Pops US$1 billion sales mark
According to Lee, Huawei's international sales hit US$1.05 billion in 2003, an increase of 90% on the previous year. This year he expects the company will at least double that again, with international revenue accounting for about 40% of Huawei's total sales. "Our next growth stage will be based on the international market," he said. "By 2008 we expect international sales will account for 60- 70% of the company's revenue."

The key to achieving that growth, he said, will be constant innovation, producing high quality products, backed up by quality worldwide service at a highly cost competitive price. "Shenzhen is working hard to become an international city. But to stand on its own it really needs to build on its advantages and high technology is one of them."

Aside promoting high tech, the government wants to see Shenzhen grow into a world-class logistics center, an essential component for a city whose economic lifeblood is international trade. Even a casual look at the city's highways, continually jammed with container lorries heading to and from the border posts and surrounding ports, reveals just how much trade matters to Shenzhen.

Along the border with Hong Kong, at its four ports and airports, the city has six logistics parks opened or under development, and foreign companies involved in logistics and transportation are offered a long list of tax breaks and other incentives to invest.

Growth in this field is seen as a key part of the plan to make Shenzhen a bridge between the Pearl River Delta economy and the outside world. "Already the logistics handled by our office in Shenzhen is more than nine times that handled by our Hong Kong office," said a manager with a major European shipping firm that has itself doubled its presence based in the city in the space of 18 months. "Two years ago the situation was the other way round, Hong Kong was much bigger, and if anything the growth is even faster today."

From a livability perspective, Shenzhen is also changing fast. This, after all, is where Deng supposedly uttered his famous "to get rich is glorious" motto. Now that Shenzhen is rich, work has begun on making it glorious. Many of the more polluting factories that first set up shop in the early days of the SEZ have closed down or have moved elsewhere in Guangdong. The city is also promoting itself as one of the greenest in China, and now boasts what is known as a "green coverage ratio" of 45%, according to the official figures. "After two decades of rapid development the government is really beginning to appreciate the need for environmental protection," said attorney Bing Bing Shi.

"It's a very important factor in attracting new investors, especially high tech firms."

Traffic remains a major problem, but Dezan Shira's Alberto Vettoretti is betting the city's new subway system will begin to alleviate some of the worst congestion. Phase 1 opens within weeks.

Hong Kong's Mass Transit Railway Corporation helped build it. Now there is talk of integrating both Shenzhen and Hong Kong transit networks by the end of the decade – potentially a huge step towards bringing the economies and workforces of the neighboring cities closer together.

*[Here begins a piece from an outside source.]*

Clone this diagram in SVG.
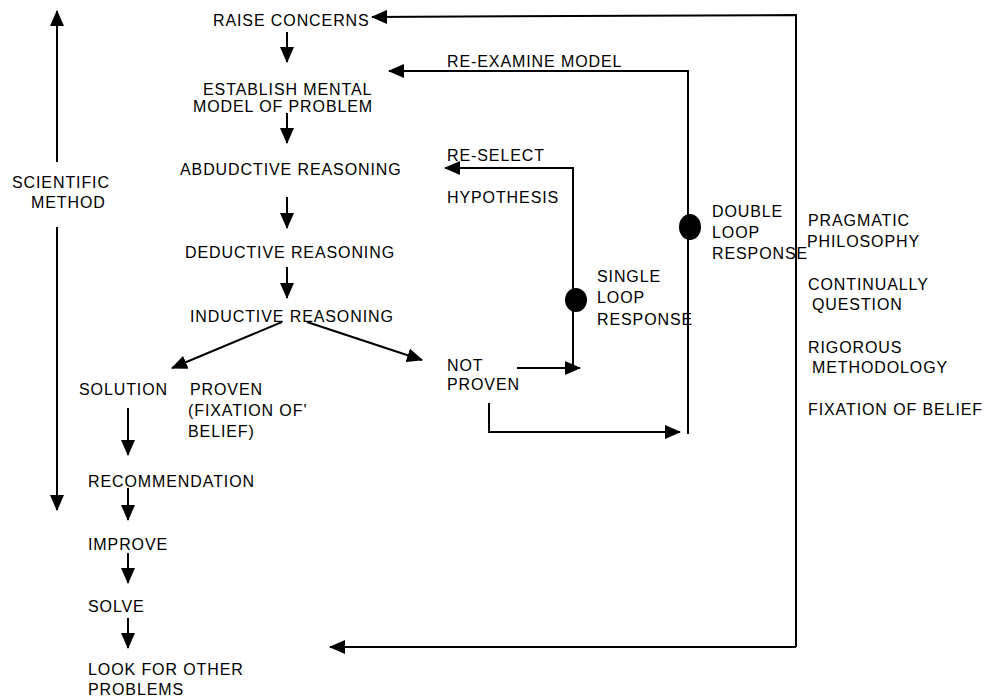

Shenzhen isn't all roses. This is, after all, Chinese free market capitalism at its harshest, and those who don't make the grade often have nothing to fall back on. As a result, Shenzhen has a noticeably high number of beggars, especially in the rather seedier area close to the Lowu border crossing with Hong Kong. Drugs and street crime, too, have also been a problem – although the city government recently toughened up policing, bringing a noticeable drop in cases.

The Luohu border area (spelled Lowu on the Hong Kong side) is getting a needed makeover, and the city is investing heavily in a gleaming new CBD further north in the Futian district.

Meanwhile, among those who have made it (and there are many), there is a tangibly optimistic feel to the city; a sense that anything is possible and fortunes are still ready to be made. Money doesn't grow on trees of course, but in Shenzhen it's possible to imagine that it might just be worth sticking a few dollars in the ground to see what happens.